How can retail respond?
So what to do, as a retailer reliant on a lively ecommerce market in an otherwise trying period for the industry?
There’s a concept in military history called an RMA, a ‘revolution in military affairs’. The podcast I was listening to this morning on the bike into work – Hardcore History if anyone cares – gave a great example. When Japan entered WWII, the British had two of the biggest and most powerful battleships in the world, located in the South China Sea. These ships were promptly sunk for the loss of just two planes, by a Japanese aircraft carrier parked out of range, using air superiority to achieve massive success for comparatively minimal loss. That moment shaped the rest of naval military history, and the aircraft carrier became the essential factor in naval combat. It’s the perfect example of a paradigm shift, where the rules seem to suddenly change and things re-order themselves.
The ecommerce paradigm will have to change. Sustainability is becoming the default way to think about everything. eCommerce retailers can ride that wave and achieve outsized wins, or be sunk by a failure to anticipate and adapt.
In my view, the response from retailers must be to change the default approach from trying to make consumers think as little as possible before purchasing, towards a checkout process where they are active and consciously able to choose between delivery options with clear information highlighting environmental benefits. Rewiring consumer’s brains might sound like a huge task, but the patterns of thought are already there thanks to constant news coverage and awareness raising.

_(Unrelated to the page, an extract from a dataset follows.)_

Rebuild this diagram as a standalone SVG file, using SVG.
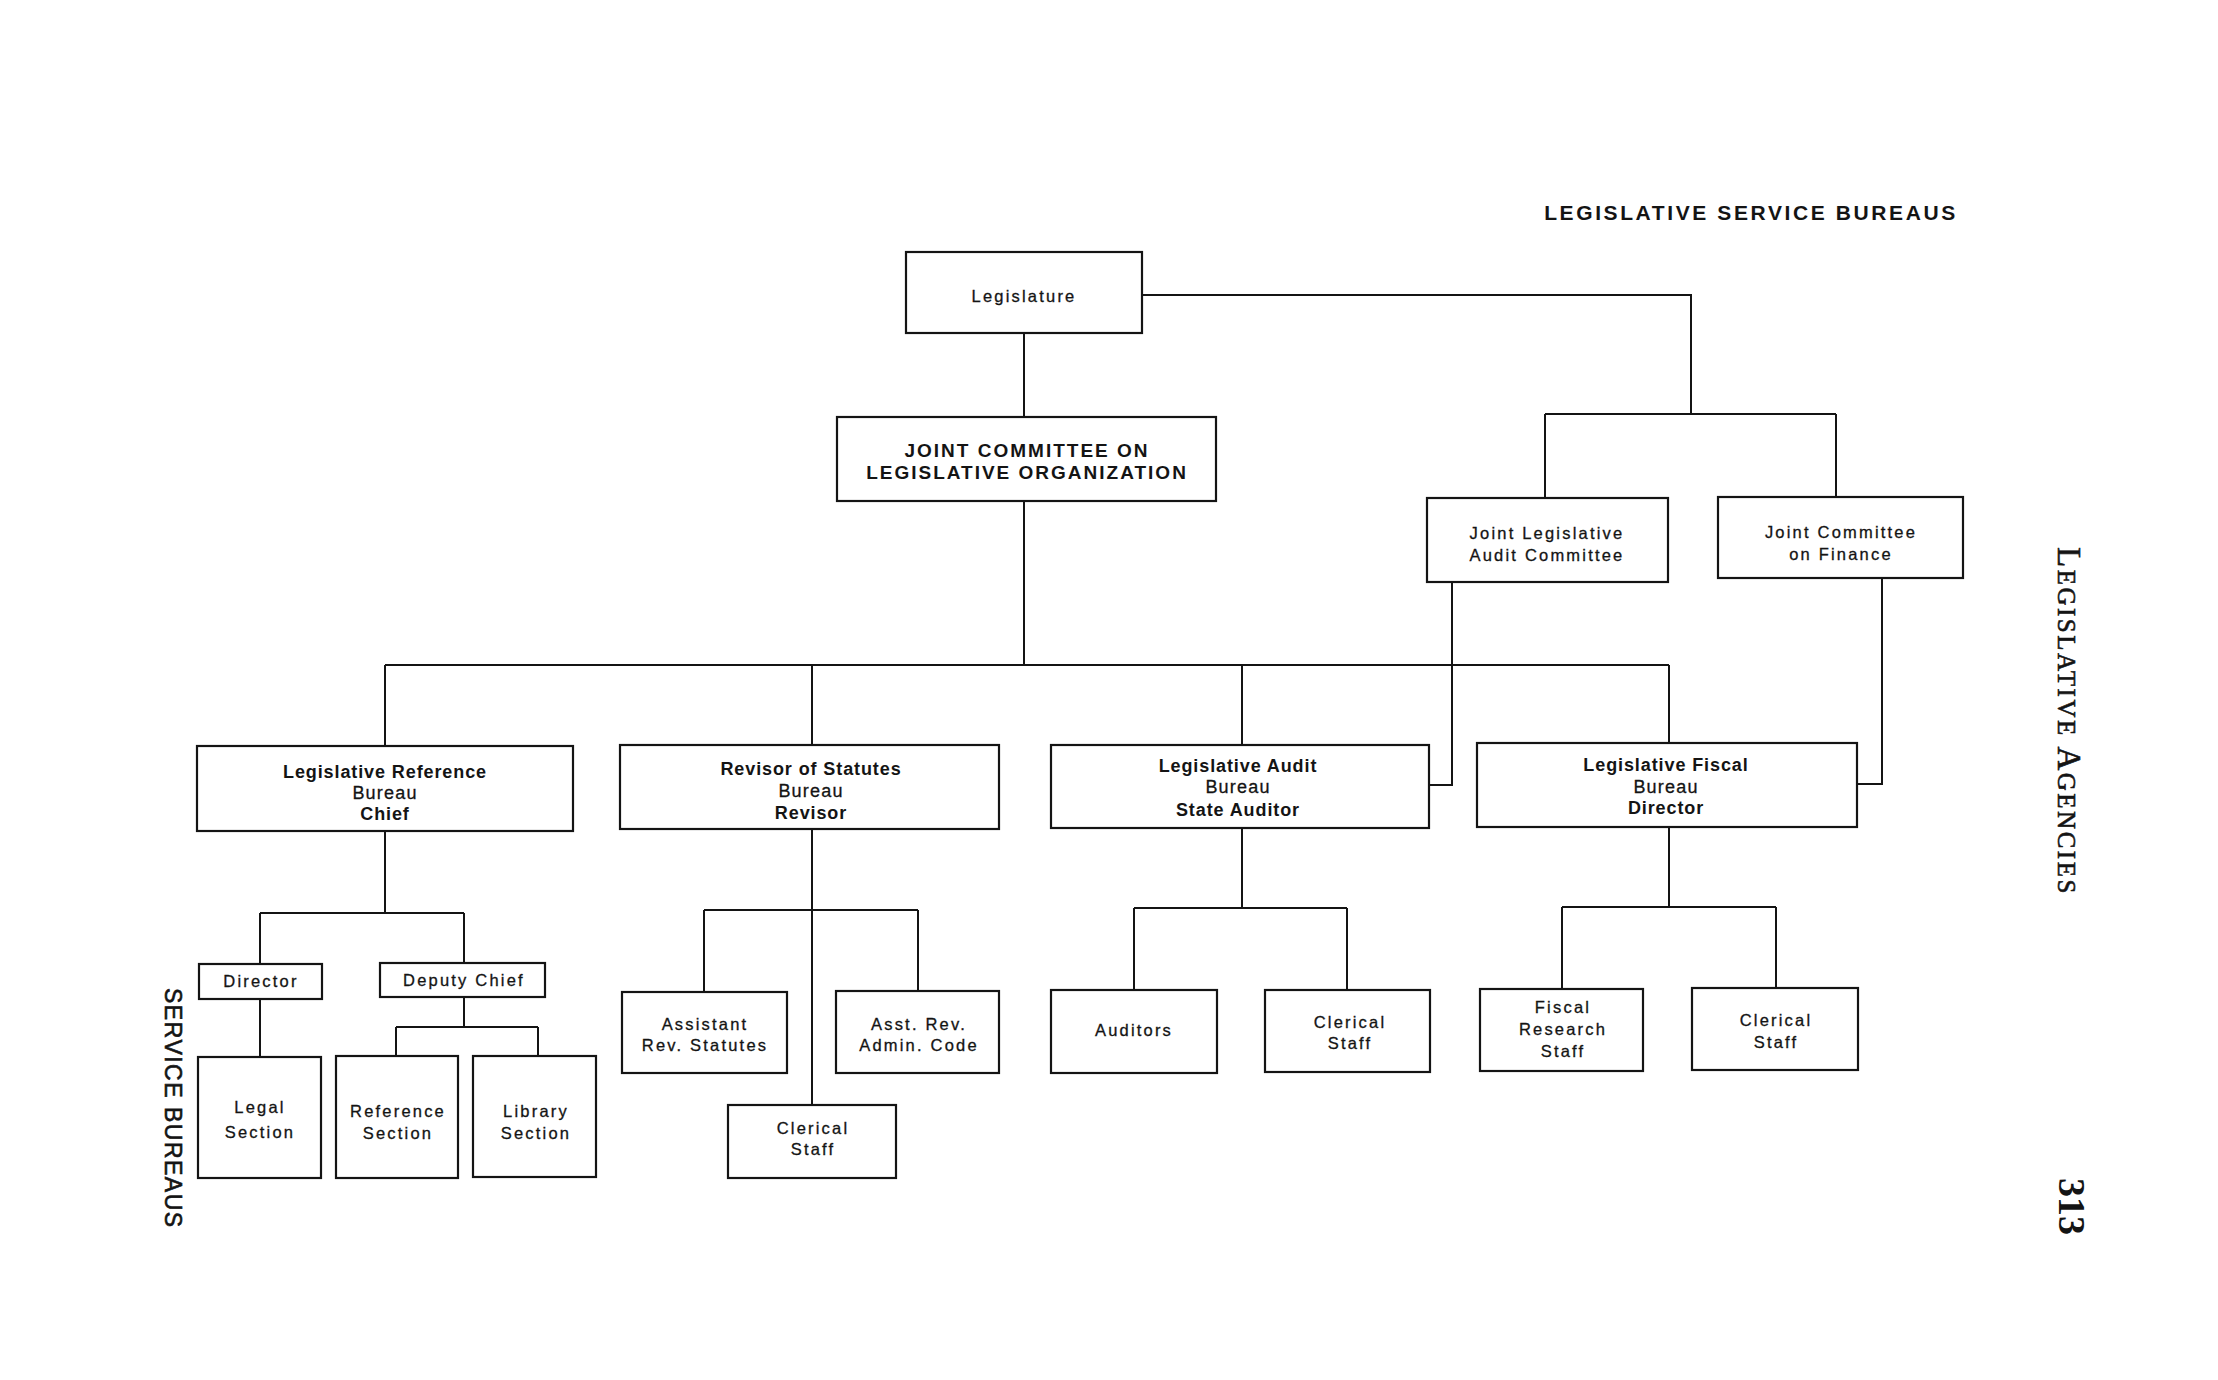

There’s a ton of examples of systemic behaviour change – from recycling to plastic bag re-use to smoking in bars and restaurants. They typically work in three phases.
- Education and awareness: we learn about the ills of a behaviour considered normal or the benefits of a behaviour we have not adopted
- Adjustment: we have to consciously choose to alter our behaviour in light of the new information (and often, new incentives or disincentives)
- Acceptance: new behaviour becomes habitual and the norm
Daniel Kahneman, a Nobel Memorial Prize-winning psychologist, has a theory of two modes of thought, which he calls System 1 and System 2. System 1 is rapid response and habitual, whereas System 2 is a slower, more reasoned approach.
Retailer checkouts are designed for System 1. They’re as ‘frictionless’ as possible, offering as little opportunity for reconsideration as they can, with the goal of maximising conversion. The problem is that behavioural change doesn’t happen in System 1. So, when we get delivery options that just show a number of days and a price, we’re not being given the rest of the information that might put us into a System 2 mode. How different is it if we are given just a bit more information?
A checkout concept for the sustainable future
Imagine consumers were presented with four options:
The opportunity here is to break customers out of that System 1 pattern in the checkout by highlighting those options which reduce greenhouse emissions, air and noise pollution, and congestion.
Some retailers are ahead of the curve. Ocado has highlighted green delivery times in its checkout for years – these are times when a van will already be in the area to make a delivery. Amazon is using a huge rollout of PUDO locations to consolidate more of its deliveries and drive fewer miles per parcel, as well as an ‘Amazon Day’ option where consumers choose a day of the week to receive all their deliveries on, self-selecting for consolidation.
Sustainability feels sweet
There’s scientific proof that consumers get a release of oxytocin – the ‘happy’ hormone that’s released during sex – when they feel they are making sustainable choices. So retailers need to find ways of nudging them towards these feel-good conscious decisions. By following the blueprint of other behavioural transformations in an authentic way, retailers can make sustainable delivery core to their brand, communicate its value to their customers, and continually capitalise on the growing consensus among shoppers that sustainability is essential.